Sunday 15 March 2020

When it all goes a bit wrong (and then right)

So, Vogue 1277. The outfit I was making for my graduation. The outfit for which I have made one dress bodice toile, one full dress toile and one jacket toile (give or take a few sleeves). The outfit I have been working on for weeks. Last weekend I finished the dress bodice in the 'proper' fabric, and tried it on.

And. I didn't like it.

I had already accepted that my tailoring skills weren't good enough for me to complete the jacket in the time available, so was just making the dress. But it was only when I tried the bodice on that I realised that most of the detailing is on the jacket, and the dress on its own is quite plain.

Vogue 1277, the dress

This hadn't been a problem with the white toile, but I was concerned that a darkish blue version worn with a black gown over it would look too severe. The hunt was on for an alternative*, and at first I considered wearing something I had already made. But somehow this didn't seem right, after completing an entire dissertation on home dressmaking.

While looking through the stash for inspiration, I unearthed a length of navy viscose with a small floral print, which I'd bought for its 1940s look. And it struck me that I had the perfect 1940s pattern to go with it. In my dissertation I had discussed the authenticity (or otherwise) of reissued patterns, and had used my comparison of Simplicity 1777 and 4463 to illustrate the point. What could be better than actually wearing some of my research for the graduation ceremony?

Eureka!

In terms of construction, I mostly followed the methods I'd used the last time I made this pattern up. The only difference was that I used a zip, rather than a placket and press studs, for the side opening. In theory this was to save time but, as I always hand pick zips anyway, I'm not sure that it ended up being any quicker.

This is definitely a pattern which needs a fabric with drape. The previous, cotton, version has not softened over time, and the gathers at the waist bunch up awkwardly. In fact, I'm considering unpicking them and pleating the fabric instead. The viscose works perfectly, however. I founds some buttons which matched the brown of the flowers, and I think that they provide just the right level of contrast.

The completed dress

On top of this, the navy background went well with the blue hood of my graduation robes.

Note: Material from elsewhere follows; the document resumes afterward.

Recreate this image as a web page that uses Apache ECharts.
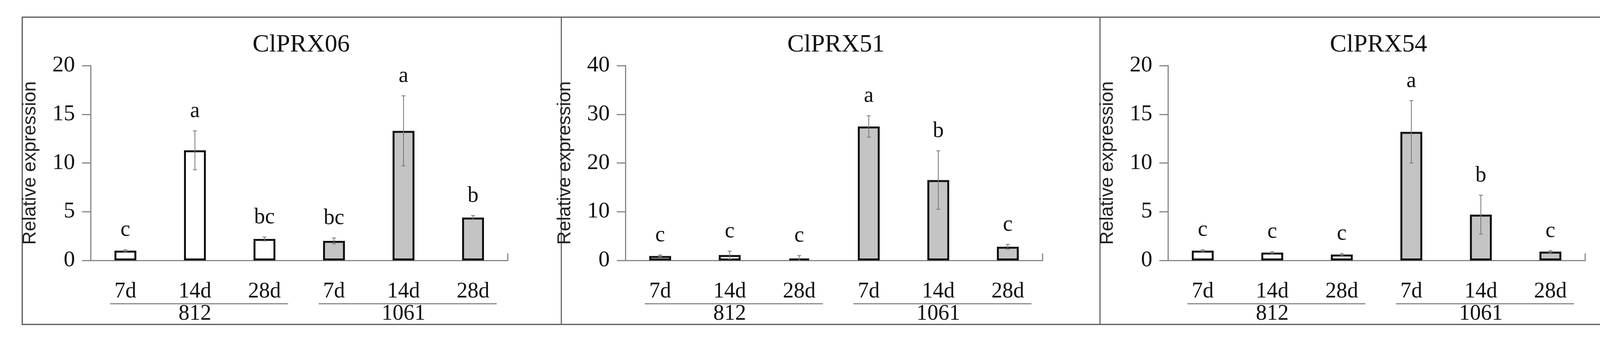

With my robes and degree certificate

(As a side note, I was unreasonably happy to finally get to wear a mortarboard. I did my first degree at Liverpool, and the female graduates weren't allowed to wear mortarboards at the ceremony - we had to wear weird square berets instead, which were a nightmare to keep on. I haven't exactly been nursing a grievance for 34 years, but still.)

Anyone who followed the progress of my Masters on this blog (thank you!) will be familiar with the Dissertation Police and their vital role in getting me over the finishing line. So it seemed only right that they accompanied me to the ceremony at Chester Cathedral. My parents meanwhile watched the livestream from the comfort, and warmth, of their own home - the cathedral isn't the cosiest building to sit in for two hours.

Flanked by the police, F and D

Not only did this end up being the perfect dress for the occasion, it became my March dress for the Vintage Sew A Dress A Month, and it also used up some stash fabric as well. Although I do have to confess that some fabric has been bought recently. I've discovered the Ditto Fabrics website, which I fear may be a Very Bad Thing. I tried to resist, honestly I did, but then I came across this.

Because who doesn't want a dress with pineapples on it? (image © Ditto Fabrics)

So fabric has gone out, but fabric has also come in.

Still in credit

* - Just to be clear, Vogue 1277 hasn't been completely abandoned. I still want to make it, but it's now more of a long-term project.

2 comments:

  1. Congratulations! You look wonderful--and very happy.